Limited coverage of real-world driving scenarios constrains the generalization and safety of end-to-end autonomous driving models. To address this, we propose a novel paradigm integrating synthetic data: (1) for the first time, leveraging the optimal-information agent from multi-agent simulation as the ego vehicle; (2) designing a Map-to-BEV network that directly generates bird’s-eye-view (BEV) features from high-definition maps—bypassing reliance on synthetic sensor inputs; and (3) introducing path-level scenario projection and joint synthetic-real training. Experiments demonstrate substantial improvements in model robustness and safety under unseen conditions, achieving state-of-the-art performance across multiple benchmarks. Our approach establishes a scalable, high-fidelity data augmentation pathway for end-to-end autonomous driving, effectively bridging the reality gap while preserving semantic and geometric fidelity.

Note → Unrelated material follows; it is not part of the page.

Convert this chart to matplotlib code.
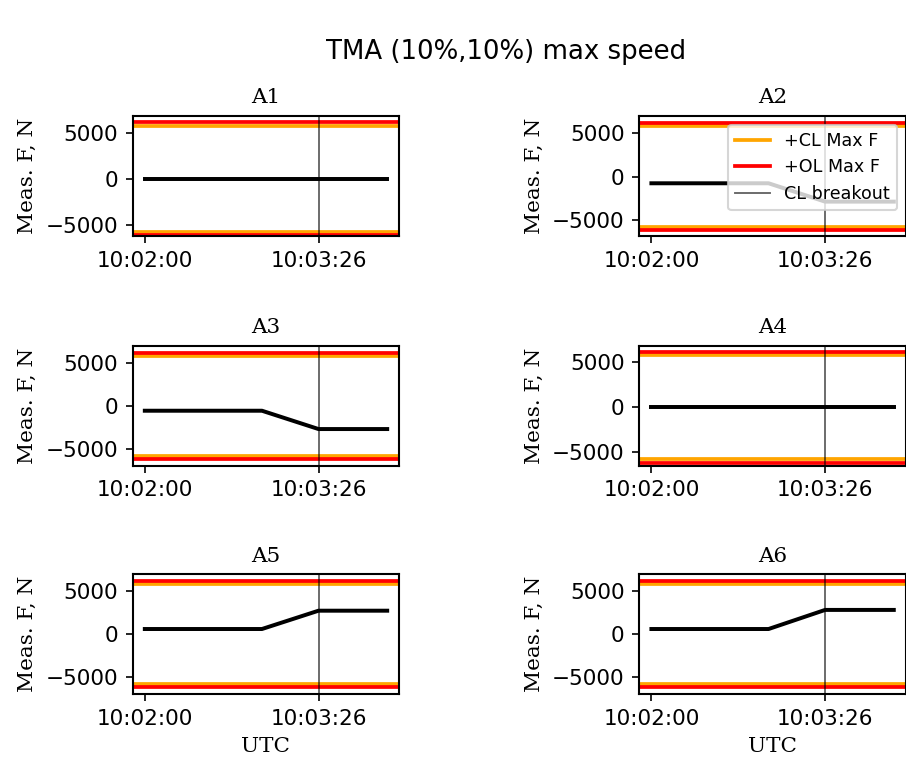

Recent advancements in deep learning and the availability of high-quality real-world driving datasets have propelled end-to-end autonomous driving. Despite this progress, relying solely on real-world data limits the variety of driving scenarios for training. Synthetic scenario generation has emerged as a promising solution to enrich the diversity of training data; however, its application within E2E AD models remains largely unexplored. This is primarily due to the absence of a designated ego vehicle and the associated sensor inputs, such as camera or LiDAR, typically provided in real-world scenarios. To address this gap, we introduce SynAD, the first framework designed to enhance real-world E2E AD models using synthetic data. Our method designates the agent with the most comprehensive driving information as the ego vehicle in a multi-agent synthetic scenario. We further project path-level scenarios onto maps and employ a newly developed Map-to-BEV Network to derive bird's-eye-view features without relying on sensor inputs. Finally, we devise a training strategy that effectively integrates these map-based synthetic data with real driving data. Experimental results demonstrate that SynAD effectively integrates all components and notably enhances safety performance. By bridging synthetic scenario generation and E2E AD, SynAD paves the way for more comprehensive and robust autonomous driving models.